>> Start Input for this task

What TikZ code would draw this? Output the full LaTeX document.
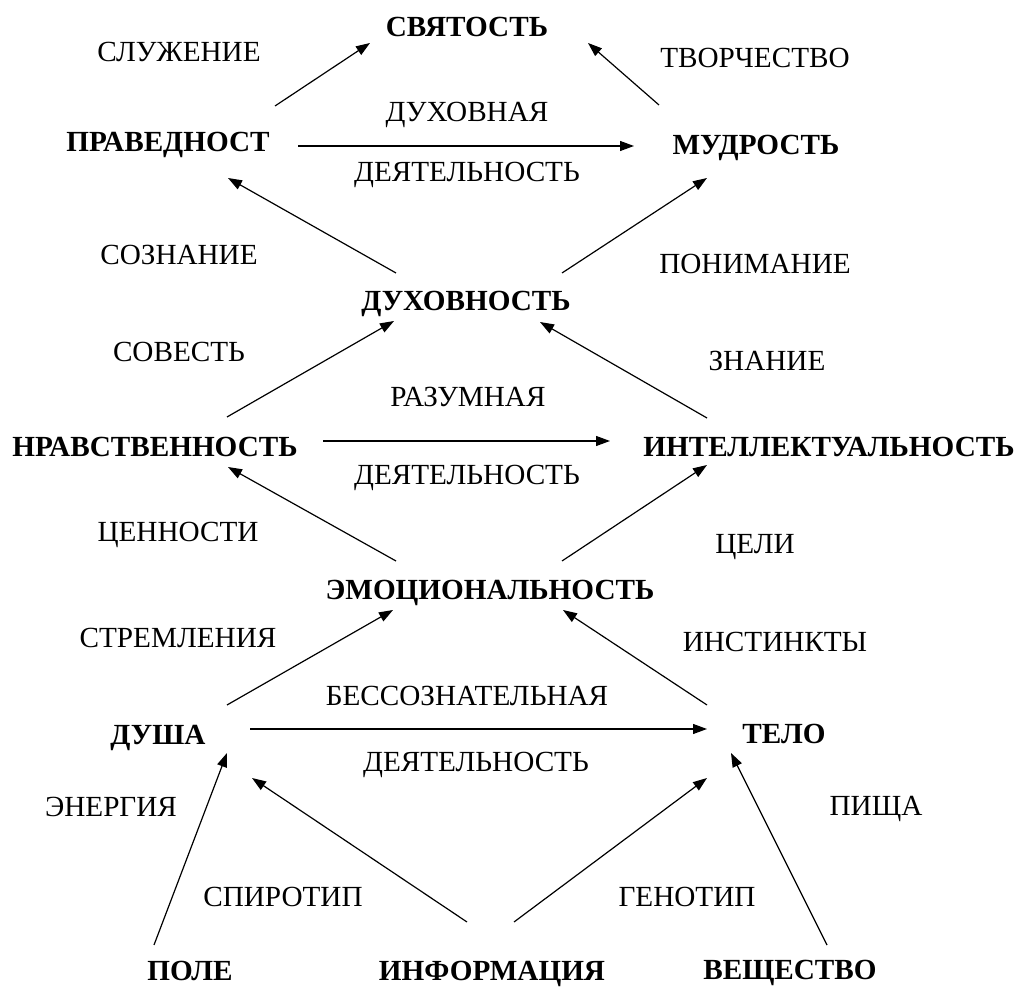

>> End Input for this task
>> Start Input for this task

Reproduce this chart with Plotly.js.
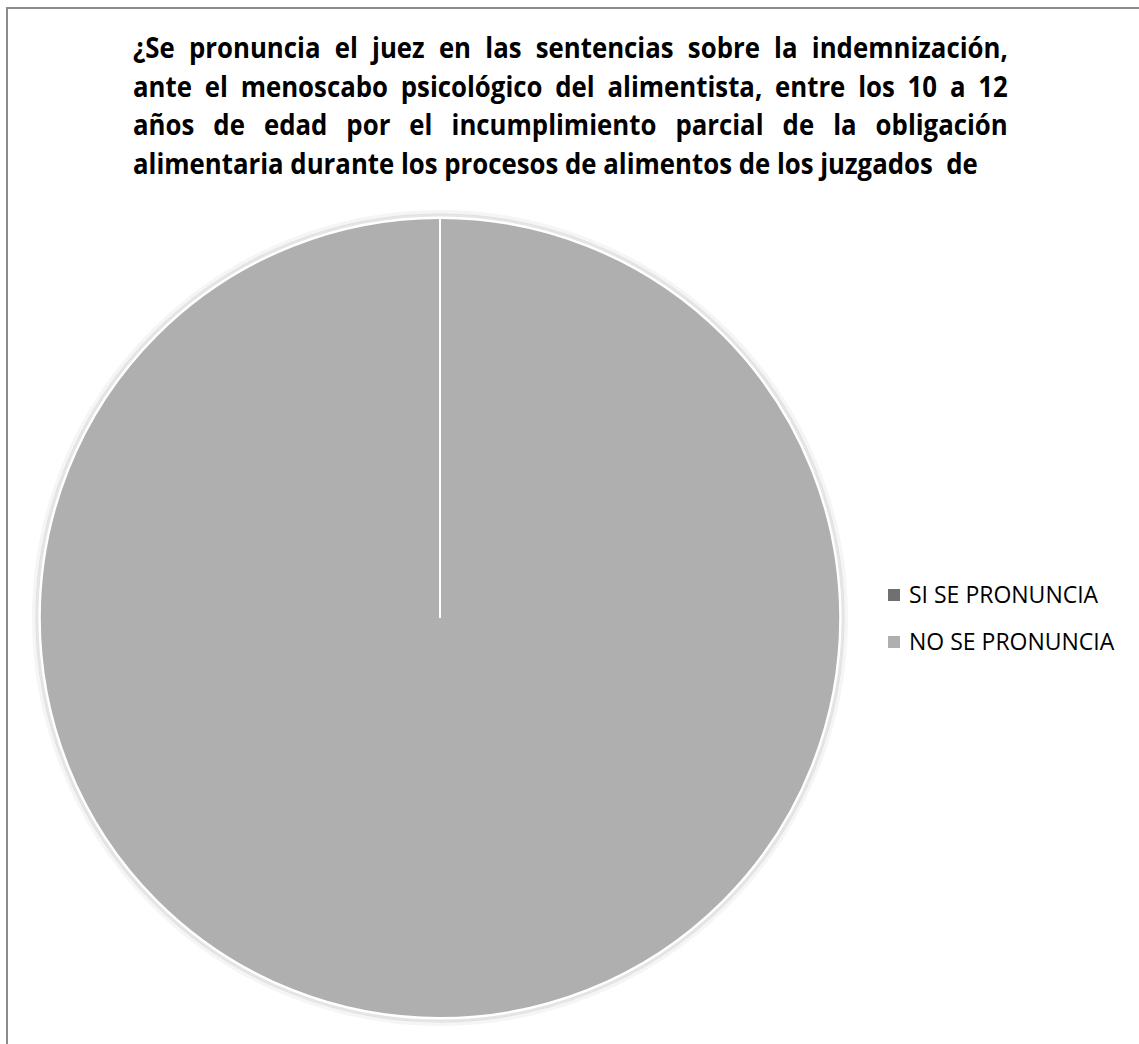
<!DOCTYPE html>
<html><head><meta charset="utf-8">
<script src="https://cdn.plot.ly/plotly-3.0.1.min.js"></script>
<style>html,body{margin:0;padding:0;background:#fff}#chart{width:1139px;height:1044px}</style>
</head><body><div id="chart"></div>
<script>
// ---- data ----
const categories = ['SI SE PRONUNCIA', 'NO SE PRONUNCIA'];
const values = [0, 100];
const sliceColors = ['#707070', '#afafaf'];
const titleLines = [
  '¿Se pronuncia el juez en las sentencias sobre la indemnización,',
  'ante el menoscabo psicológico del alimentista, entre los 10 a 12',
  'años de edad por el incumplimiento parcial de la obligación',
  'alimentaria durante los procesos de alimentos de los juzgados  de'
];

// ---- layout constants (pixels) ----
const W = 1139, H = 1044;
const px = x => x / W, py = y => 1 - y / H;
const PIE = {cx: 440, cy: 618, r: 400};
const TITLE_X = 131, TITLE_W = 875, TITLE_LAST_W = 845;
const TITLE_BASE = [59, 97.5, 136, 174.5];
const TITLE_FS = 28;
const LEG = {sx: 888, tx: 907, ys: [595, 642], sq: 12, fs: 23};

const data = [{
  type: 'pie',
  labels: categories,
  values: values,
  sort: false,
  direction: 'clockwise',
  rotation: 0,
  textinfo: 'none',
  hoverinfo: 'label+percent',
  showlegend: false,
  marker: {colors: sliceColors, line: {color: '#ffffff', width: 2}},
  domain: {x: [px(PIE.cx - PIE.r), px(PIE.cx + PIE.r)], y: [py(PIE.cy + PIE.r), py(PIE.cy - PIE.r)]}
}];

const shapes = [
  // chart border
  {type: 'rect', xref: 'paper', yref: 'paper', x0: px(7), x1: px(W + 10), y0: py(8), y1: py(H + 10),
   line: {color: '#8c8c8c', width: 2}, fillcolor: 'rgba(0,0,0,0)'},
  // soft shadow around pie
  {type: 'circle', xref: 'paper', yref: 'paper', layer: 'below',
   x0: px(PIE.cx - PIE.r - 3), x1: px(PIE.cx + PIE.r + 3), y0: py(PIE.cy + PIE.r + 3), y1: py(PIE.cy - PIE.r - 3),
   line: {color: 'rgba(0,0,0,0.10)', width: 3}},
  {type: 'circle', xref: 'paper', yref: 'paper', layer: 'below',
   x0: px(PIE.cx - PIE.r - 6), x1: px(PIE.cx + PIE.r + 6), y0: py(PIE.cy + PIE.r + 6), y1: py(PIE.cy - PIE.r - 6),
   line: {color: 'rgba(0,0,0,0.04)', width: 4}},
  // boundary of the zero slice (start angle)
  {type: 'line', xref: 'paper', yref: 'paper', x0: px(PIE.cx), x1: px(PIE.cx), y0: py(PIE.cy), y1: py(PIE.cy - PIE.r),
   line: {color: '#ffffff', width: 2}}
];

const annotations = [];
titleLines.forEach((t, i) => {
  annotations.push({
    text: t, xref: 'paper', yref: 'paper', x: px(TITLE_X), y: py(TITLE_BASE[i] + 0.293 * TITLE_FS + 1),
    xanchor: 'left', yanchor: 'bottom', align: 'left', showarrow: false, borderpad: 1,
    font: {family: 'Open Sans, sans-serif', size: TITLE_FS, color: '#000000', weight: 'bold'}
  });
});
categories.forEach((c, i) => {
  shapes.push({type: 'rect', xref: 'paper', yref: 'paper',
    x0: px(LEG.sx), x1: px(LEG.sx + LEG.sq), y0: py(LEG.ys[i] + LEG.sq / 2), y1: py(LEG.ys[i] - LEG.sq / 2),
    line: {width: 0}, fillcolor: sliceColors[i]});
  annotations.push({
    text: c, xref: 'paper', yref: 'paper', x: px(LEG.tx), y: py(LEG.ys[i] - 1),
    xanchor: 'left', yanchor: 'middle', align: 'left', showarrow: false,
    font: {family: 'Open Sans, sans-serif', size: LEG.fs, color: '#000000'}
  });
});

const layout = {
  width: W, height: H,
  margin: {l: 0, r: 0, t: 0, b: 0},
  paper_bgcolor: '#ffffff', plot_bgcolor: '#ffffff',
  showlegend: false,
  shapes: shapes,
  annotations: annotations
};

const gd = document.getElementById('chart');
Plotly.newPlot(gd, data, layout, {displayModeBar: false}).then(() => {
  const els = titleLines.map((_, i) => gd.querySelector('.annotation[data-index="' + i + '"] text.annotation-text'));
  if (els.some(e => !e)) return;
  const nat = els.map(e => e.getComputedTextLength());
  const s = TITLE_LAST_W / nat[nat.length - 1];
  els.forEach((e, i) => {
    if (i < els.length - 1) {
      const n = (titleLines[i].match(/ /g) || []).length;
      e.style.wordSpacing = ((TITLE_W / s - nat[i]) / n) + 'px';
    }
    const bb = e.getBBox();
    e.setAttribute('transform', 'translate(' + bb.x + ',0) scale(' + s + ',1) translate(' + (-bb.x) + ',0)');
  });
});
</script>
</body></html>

>> End Input for this task
>> Start Input for this task

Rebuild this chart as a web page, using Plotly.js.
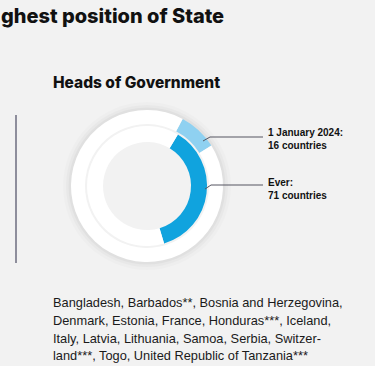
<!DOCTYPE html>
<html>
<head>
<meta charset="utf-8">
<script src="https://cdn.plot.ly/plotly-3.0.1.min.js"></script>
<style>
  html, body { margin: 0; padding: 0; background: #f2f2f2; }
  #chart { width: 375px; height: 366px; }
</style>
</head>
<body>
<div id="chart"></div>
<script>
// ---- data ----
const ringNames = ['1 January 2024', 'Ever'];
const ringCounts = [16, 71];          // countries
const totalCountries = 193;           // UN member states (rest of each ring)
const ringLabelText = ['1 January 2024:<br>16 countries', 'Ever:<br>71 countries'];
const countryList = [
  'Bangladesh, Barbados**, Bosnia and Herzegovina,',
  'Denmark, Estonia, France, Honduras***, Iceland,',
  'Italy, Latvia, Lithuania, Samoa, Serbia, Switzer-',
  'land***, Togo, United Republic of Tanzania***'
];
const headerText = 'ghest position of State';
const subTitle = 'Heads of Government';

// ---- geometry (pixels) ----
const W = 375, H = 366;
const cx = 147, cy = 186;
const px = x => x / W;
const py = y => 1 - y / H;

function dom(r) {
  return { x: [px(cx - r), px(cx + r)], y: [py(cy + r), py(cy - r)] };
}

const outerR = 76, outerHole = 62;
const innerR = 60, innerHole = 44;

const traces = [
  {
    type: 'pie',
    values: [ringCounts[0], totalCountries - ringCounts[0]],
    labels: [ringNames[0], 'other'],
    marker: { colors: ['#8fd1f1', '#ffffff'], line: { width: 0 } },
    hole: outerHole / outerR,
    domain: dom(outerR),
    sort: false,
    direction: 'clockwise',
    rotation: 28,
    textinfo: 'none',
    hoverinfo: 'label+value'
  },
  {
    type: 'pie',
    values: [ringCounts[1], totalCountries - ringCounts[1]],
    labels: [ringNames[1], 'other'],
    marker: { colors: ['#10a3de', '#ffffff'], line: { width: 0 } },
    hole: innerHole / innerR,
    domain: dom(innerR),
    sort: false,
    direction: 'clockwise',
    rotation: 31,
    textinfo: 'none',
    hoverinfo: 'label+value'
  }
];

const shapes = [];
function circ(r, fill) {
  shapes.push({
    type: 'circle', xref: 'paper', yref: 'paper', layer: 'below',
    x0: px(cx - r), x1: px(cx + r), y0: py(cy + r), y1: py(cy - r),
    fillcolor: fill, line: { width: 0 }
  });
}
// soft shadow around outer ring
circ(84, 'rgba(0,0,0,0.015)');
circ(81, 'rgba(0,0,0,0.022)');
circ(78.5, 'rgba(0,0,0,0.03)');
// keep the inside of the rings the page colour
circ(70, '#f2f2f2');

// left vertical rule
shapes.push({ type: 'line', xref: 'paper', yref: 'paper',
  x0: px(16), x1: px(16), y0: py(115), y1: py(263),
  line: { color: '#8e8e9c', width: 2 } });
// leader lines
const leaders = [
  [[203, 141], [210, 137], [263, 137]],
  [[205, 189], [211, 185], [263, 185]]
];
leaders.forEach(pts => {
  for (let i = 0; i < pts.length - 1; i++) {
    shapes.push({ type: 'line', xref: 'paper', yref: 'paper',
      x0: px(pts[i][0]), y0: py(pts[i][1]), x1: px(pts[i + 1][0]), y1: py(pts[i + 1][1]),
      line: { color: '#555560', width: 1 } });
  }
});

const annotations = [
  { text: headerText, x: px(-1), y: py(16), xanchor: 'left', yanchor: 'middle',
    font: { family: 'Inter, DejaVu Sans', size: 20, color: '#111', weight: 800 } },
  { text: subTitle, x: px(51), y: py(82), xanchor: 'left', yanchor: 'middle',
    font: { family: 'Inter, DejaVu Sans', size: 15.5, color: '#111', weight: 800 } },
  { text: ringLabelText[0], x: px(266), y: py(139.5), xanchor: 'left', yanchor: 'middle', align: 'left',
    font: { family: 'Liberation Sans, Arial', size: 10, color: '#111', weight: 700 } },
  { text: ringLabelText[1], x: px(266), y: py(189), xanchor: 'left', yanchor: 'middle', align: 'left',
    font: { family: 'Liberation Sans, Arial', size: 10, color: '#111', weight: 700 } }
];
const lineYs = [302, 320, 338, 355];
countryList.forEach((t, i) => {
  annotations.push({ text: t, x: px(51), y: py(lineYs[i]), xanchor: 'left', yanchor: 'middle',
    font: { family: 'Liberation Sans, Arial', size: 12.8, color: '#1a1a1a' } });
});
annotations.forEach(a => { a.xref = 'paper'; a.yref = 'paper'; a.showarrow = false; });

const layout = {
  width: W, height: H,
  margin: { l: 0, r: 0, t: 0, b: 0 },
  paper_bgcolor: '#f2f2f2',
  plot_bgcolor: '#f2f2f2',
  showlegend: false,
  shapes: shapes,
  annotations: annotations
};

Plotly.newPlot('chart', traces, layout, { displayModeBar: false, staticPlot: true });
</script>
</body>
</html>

>> End Input for this task

Look through the entries above. Extract each line with the word "page".

● The response
Rebuild this chart as a web page, using Plotly.js.
// keep the inside of the rings the page colour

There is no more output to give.